When the next crisis comes, which movements will seize the opportunity?
You, too, could be caught in a situation where people are ready for an alternative, yet your group has none to offer.
It’s understandable. We who work for change seem years away from convincing a critical mass of people that it is both stupid and wrong to have a school-to-prison pipeline, or a rate of carbon emissions killing hundreds of thousands of people, or a “national security strategy” that mainly breeds insecurity.
Historic change does not always have the gradual-then-accelerating curve shown by the LGBTQ movement. At times, a system goes into crisis. In 2007-2008 financial sectors in many countries skidded toward the cliff; Iceland’s even went over the cliff. Crisis equals opportunity, for those who are ready to use it.

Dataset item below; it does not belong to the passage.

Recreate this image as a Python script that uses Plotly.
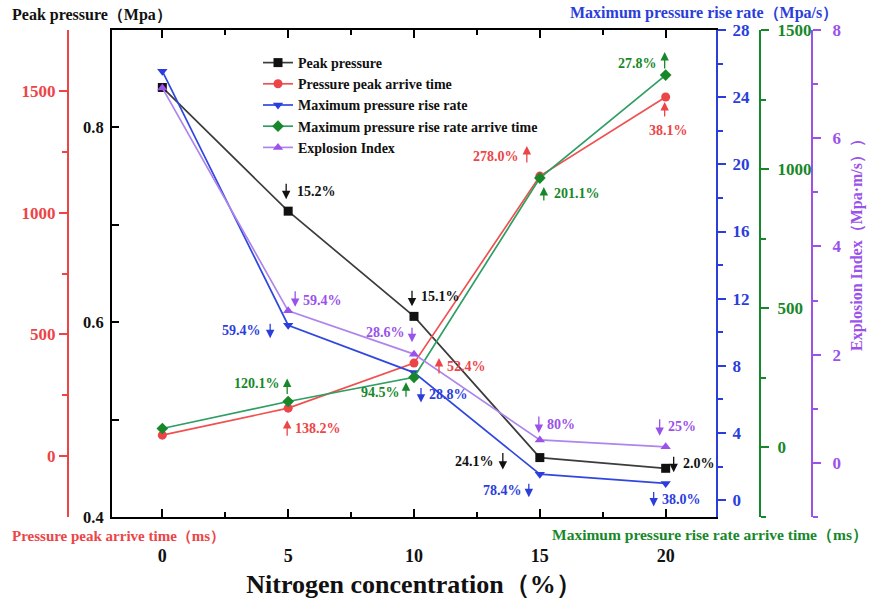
import plotly.graph_objects as go

# ---------------- data ----------------
nitrogen = [0, 5, 10, 15, 20]
peak_pressure = [0.841, 0.714, 0.606, 0.461, 0.450]
peak_time = [86, 197, 382, 1150, 1475]
max_rise_rate = [25.55, 10.42, 7.6, 1.55, 1.0]
rise_time = [68, 165, 252, 968, 1338]
explosion_index = [6.93, 2.81, 2.01, 0.425, 0.296]

peak_labels = ["", "15.2%", "15.1%", "24.1%", "2.0%"]
time_labels = ["", "138.2%", "52.4%", "278.0%", "38.1%"]
rate_labels = ["", "59.4%", "28.8%", "78.4%", "38.0%"]
rtime_labels = ["", "120.1%", "94.5%", "201.1%", "27.8%"]
index_labels = ["", "59.4%", "28.6%", "80%", "25%"]

x_ticks = [0, 5, 10, 15, 20]

# ---------------- styling ----------------
W, H = 872, 604
FONT = "Liberation Serif"
C_BLACK = "#111111"
C_RED = "#EC4548"
C_BLUE = "#2B3EDB"
C_GREEN = "#17882A"
C_PURPLE = "#9A52EA"

fig = go.Figure()

series = [
    ("Peak pressure", peak_pressure, "y", "#3c3c3c", C_BLACK, "square"),
    ("Pressure peak arrive time", peak_time, "y2", "#F05050", C_RED, "circle"),
    ("Maximum pressure rise rate", max_rise_rate, "y3", "#3048E0", C_BLUE, "triangle-down"),
    ("Maximum pressure rise rate arrive time", rise_time, "y4", "#2E9E64", C_GREEN, "diamond"),
    ("Explosion Index", explosion_index, "y5", "#AE85EC", C_PURPLE, "triangle-up"),
]
for name, vals, yax, lc, mc, sym in series:
    fig.add_trace(go.Scatter(
        x=nitrogen, y=vals, name=name, yaxis=yax, mode="lines+markers",
        line=dict(color=lc, width=1.7),
        marker=dict(symbol=sym, size=9, color=mc, line=dict(width=0)),
    ))

# annotation layout: (arrow dx, head dy, arrow len, up?, text anchor, text dx, text dy)
peak_pos = [None, (-2, -12, 17, False, "left", 7, -20), (-2, -10, 17, False, "left", 5, -20),
            (-37, 12, 18, False, "right", -44, 4), (8, 4, 17, False, "left", 15, -5)]
time_pos = [None, (-1, 12, 17, True, "left", 5, 20), (25, -5, 17, True, "left", 31, 3),
            (-13, -30, 18, True, "right", -19, -20), (-1, 5, 16, True, "center", 3, 34)]
rate_pos = [None, (-18, 13, 16, False, "right", -25, 5), (7, 30, 16, False, "left", 13, 22),
            (-11, 23, 15, False, "right", -16, 16), (-12, 23, 16, False, "left", -6, 16)]
rtime_pos = [None, (-1, -23, 17, True, "right", -6, -18), (-8, 5, 16, True, "right", -12, 15),
             (4, 9, 15, True, "left", 12, 15), (-1, -23, 18, True, "right", -7, -12)]
index_pos = [None, (7, -4, 17, False, "left", 13, -10), (-2, -12, 16, False, "right", -7, -22),
             (-1, -7, 18, False, "left", 5, -15), (-6, -11, 18, False, "left", 0, -20)]

annots = []
for labels, vals, yref, col, pos in [
    (peak_labels, peak_pressure, "y", C_BLACK, peak_pos),
    (time_labels, peak_time, "y2", C_RED, time_pos),
    (rate_labels, max_rise_rate, "y3", C_BLUE, rate_pos),
    (rtime_labels, rise_time, "y4", C_GREEN, rtime_pos),
    (index_labels, explosion_index, "y5", C_PURPLE, index_pos),
]:
    for xv, yv, lab, p in zip(nitrogen, vals, labels, pos):
        if not lab:
            continue
        adx, hdy, alen, up, anc, tdx, tdy = p
        annots.append(dict(x=xv, y=yv, xref="x", yref=yref, text="", showarrow=True,
                           xshift=adx, yshift=-hdy, ax=0, ay=(alen if up else -alen),
                           arrowhead=2, arrowsize=1.3, arrowwidth=1.3, arrowcolor=col,
                           standoff=0, startstandoff=0))
        annots.append(dict(x=xv, y=yv, xref="x", yref=yref, text=lab, showarrow=False,
                           xanchor=anc, yanchor="middle", xshift=tdx, yshift=-tdy,
                           font=dict(family=FONT, size=14, color=col, weight="bold")))

ML, MT, MB = 0, 30, 87
PH = H - MT - MB


def px(xp):
    return xp / W


def py(yp):
    return (H - MB - yp) / PH


titles = [
    ("Peak pressure（Mpa）", 10, 15, "left", C_BLACK, 0, 16),
    ("Pressure peak arrive time（ms）", 10, 536, "left", C_RED, 0, 15),
    ("Maximum pressure rise rate（Mpa/s）", 840, 13, "right", C_BLUE, 0, 16),
    ("Maximum pressure rise rate arrive time（ms）", 870, 535, "right", C_GREEN, 0, 15.5),
    ("Explosion Index（Mpa·m/s））", 857, 241, "center", C_PURPLE, -90, 16),
]
for t, xx, yy, anc, col, ang, fs in titles:
    annots.append(dict(x=px(xx), y=py(yy), xref="paper", yref="paper", text=t, showarrow=False,
                       xanchor=anc, yanchor="middle", textangle=ang,
                       font=dict(family=FONT, size=fs, color=col, weight="bold")))


def yax(col, rng, tickvals, minor_vals, **kw):
    d = dict(range=rng, tickmode="array", tickvals=tickvals,
             ticks="outside", ticklen=8, tickwidth=1.5, tickcolor=col,
             showline=True, linecolor=col, linewidth=2, showgrid=False, zeroline=False,
             tickfont=dict(family=FONT, size=17, color=col, weight="bold"),
             minor=dict(tickmode="array", tickvals=minor_vals, ticks="outside", ticklen=5,
                        tickcolor=col, tickwidth=1.5, showgrid=False))
    d.update(kw)
    return d


fig.update_layout(
    width=W, height=H, margin=dict(l=ML, r=0, t=MT, b=MB),
    paper_bgcolor="white", plot_bgcolor="white",
    font=dict(family=FONT, size=14, color=C_BLACK),
    showlegend=True,
    legend=dict(x=px(258), y=py(47), xanchor="left", yanchor="top",
                bgcolor="rgba(0,0,0,0)", borderwidth=0, itemwidth=30,
                font=dict(family=FONT, size=14, color=C_BLACK, weight="bold"),
                tracegroupgap=0),
    xaxis=dict(domain=[px(112), px(716)], range=[-2, 22], tickmode="array", tickvals=x_ticks,
               ticks="inside", ticklen=8, tickwidth=1.5, tickcolor="black",
               showline=True, linecolor="black", linewidth=2, mirror="ticks",
               showgrid=False, zeroline=False, ticklabelstandoff=21,
               tickfont=dict(family=FONT, size=18, color=C_BLACK, weight="bold"),
               minor=dict(tickmode="array", tickvals=[2.5, 7.5, 12.5, 17.5], ticks="inside",
                          ticklen=5, tickcolor="black", tickwidth=1.5, showgrid=False),
               title=dict(text="Nitrogen concentration（%）", standoff=10,
                          font=dict(family=FONT, size=26, color=C_BLACK, weight="bold"))),
    yaxis=yax("black", [0.4, 0.9], [0.4, 0.6, 0.8], [0.5, 0.7], ticks="inside", ticklen=7,
              ticklabelstandoff=3,
              tickfont=dict(family=FONT, size=16.5, color=C_BLACK, weight="bold"),
              minor=dict(tickmode="array", tickvals=[0.5, 0.7], ticks="inside", ticklen=7,
                         tickcolor="black", tickwidth=1.5, showgrid=False)),
    yaxis2=yax(C_RED, [-250, 1750], [0, 500, 1000, 1500], [250, 750, 1250],
               overlaying="y", anchor="free", position=px(68), side="left"),
    yaxis3=yax(C_BLUE, [-1, 28], list(range(0, 29, 4)), list(range(2, 28, 4)),
               overlaying="y", anchor="x", side="right", ticklabelstandoff=3),
    yaxis4=yax(C_GREEN, [-250, 1500], [0, 500, 1000, 1500], [-250, 250, 750, 1250],
               overlaying="y", anchor="free", position=px(760), side="right",
               ticklabelstandoff=5),
    yaxis5=yax(C_PURPLE, [-1, 8], [0, 2, 4, 6, 8], [-1, 1, 3, 5, 7],
               overlaying="y", anchor="free", position=px(812), side="right",
               ticklabelstandoff=8),
    annotations=annots,
)

fig.write_html("out.html")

I asked a Washington, D.C., friend who works among progressive Democrats what he heard after the Wall Street disaster. Did people in his circle discuss organizing the strong, grassroots anger into a push for major reform? He knew of none. As it turned out, that anger was organized by the right and became the Tea Party. Polls show that even today many people identifying as Tea Party members express hostility to Wall Street.
All this missed opportunity should be seen in the context of Barack Obama’s presidency, since it was he who said, during his candidacy, that the Swedish solution to its own banking crisis had been correct: Seize the banks rather than bail them out. (In a recent New Yorker article on Greece, former finance minister Yanis Varoufakis said President Obama told him that the U.S. bailout was against his personal politics.)
Presidents do what they do, given the existing power realities they face. The lesson for us in the United States is: In 2009 we lacked a powerful movement that had a vision, and was willing to mobilize direct action on behalf of that vision.